Autoregressive models: brief

What you’ll learn

This is lesson 2 of Track 19 (Generative Models and Diffusion), and the first lesson where the math density steps up. The opener placed autoregressive models as paradigm 1 on the four-paradigm map; this lesson opens up the math. By the end you will be able to write any joint distribution as a product of conditionals (using the chain rule of probability, an exact identity), state the training objective every modern large language model is trained on (negative log-likelihood, equivalent to next-token cross-entropy), compute the joint probability and NLL of a short sequence by hand from given conditionals, and recognize the chain-rule factorization in the architecture of any autoregressive system (text, images, or audio). The source curricula are Stanford CS236 (primary anchor) and Berkeley CS294-158 (secondary framing).

Where this fits

This is lesson 2 of 15, the second step of Phase 1 (generative foundations). It opens up paradigm 1 from the lesson-1 map. The next lesson, Maximum likelihood and the KL view, lifts to the formal framework that makes NLL the natural objective (the same NLL you compute here, derived from minimizing the forward KL divergence). Lesson 4 covers normalizing flows, which are autoregressive in spirit with a parameterization that lets you sample in parallel at the cost of architectural constraints (change-of-variables and the Jacobian).

Before you start

Prerequisites: the previous lesson, What a generative model is, and the four-paradigm map, for the four-paradigm placement context. The math background is the same as the rest of T19: comfort with the basic probability ideas (conditional probability, joint distribution, the rule p(A, B) = p(A) · p(B | A)), and willingness to take a log and a product. No new mathematical machinery is introduced; the chain rule is derived in one line from the definition of conditional probability.

About the math

The lesson uses three pieces of notation: the chain rule (a product of conditionals), the negative log-likelihood (a sum of negative log-probabilities), and softmax conditionals (probabilities normalized over a vocabulary). The arithmetic is genuinely small; a worked example multiplies three numbers and takes a log. The architectural moves (masked attention, masked convolution) are described in prose with reference to the canonical papers in References. The reading is harder than lesson 1 not because the math is harder but because there is more of it.

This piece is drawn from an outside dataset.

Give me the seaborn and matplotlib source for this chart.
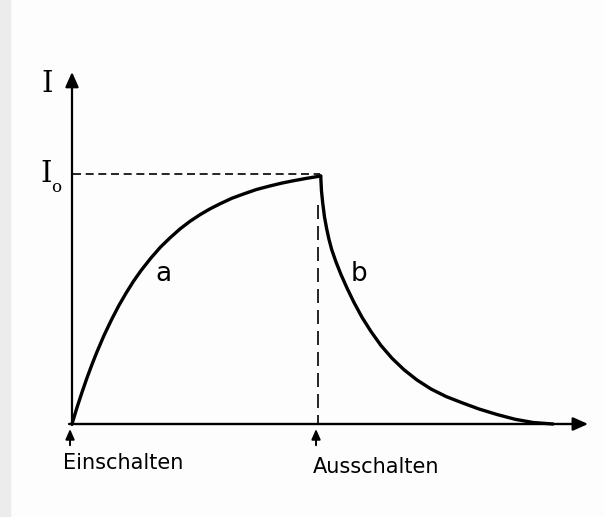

By the end, you’ll be able to

State the chain rule of probability and apply it to factor a joint distribution into a product of per-piece conditionals
Write the negative log-likelihood as a sum of per-piece log-probabilities and recognize it as next-token cross-entropy for text
Compute the joint probability and NLL of a short sequence by hand from given conditionals
Explain why causality must be enforced architecturally (masked attention, masked convolution) rather than in the loss
Describe the sampling cost of an autoregressive model (one forward pass per piece) and the KV-caching optimization

Time and difficulty

Read time: about 13 minutes
Practice time: about 15 minutes (a six-question self-check, a compute-the-joint-and-NLL exercise on a fresh sequence, a spot-the-causality-bug drill on four architecture descriptions, and flashcards)
Difficulty: standard (the first math-density lesson of the track; the arithmetic is small, but the architectural reasoning about causality requires care)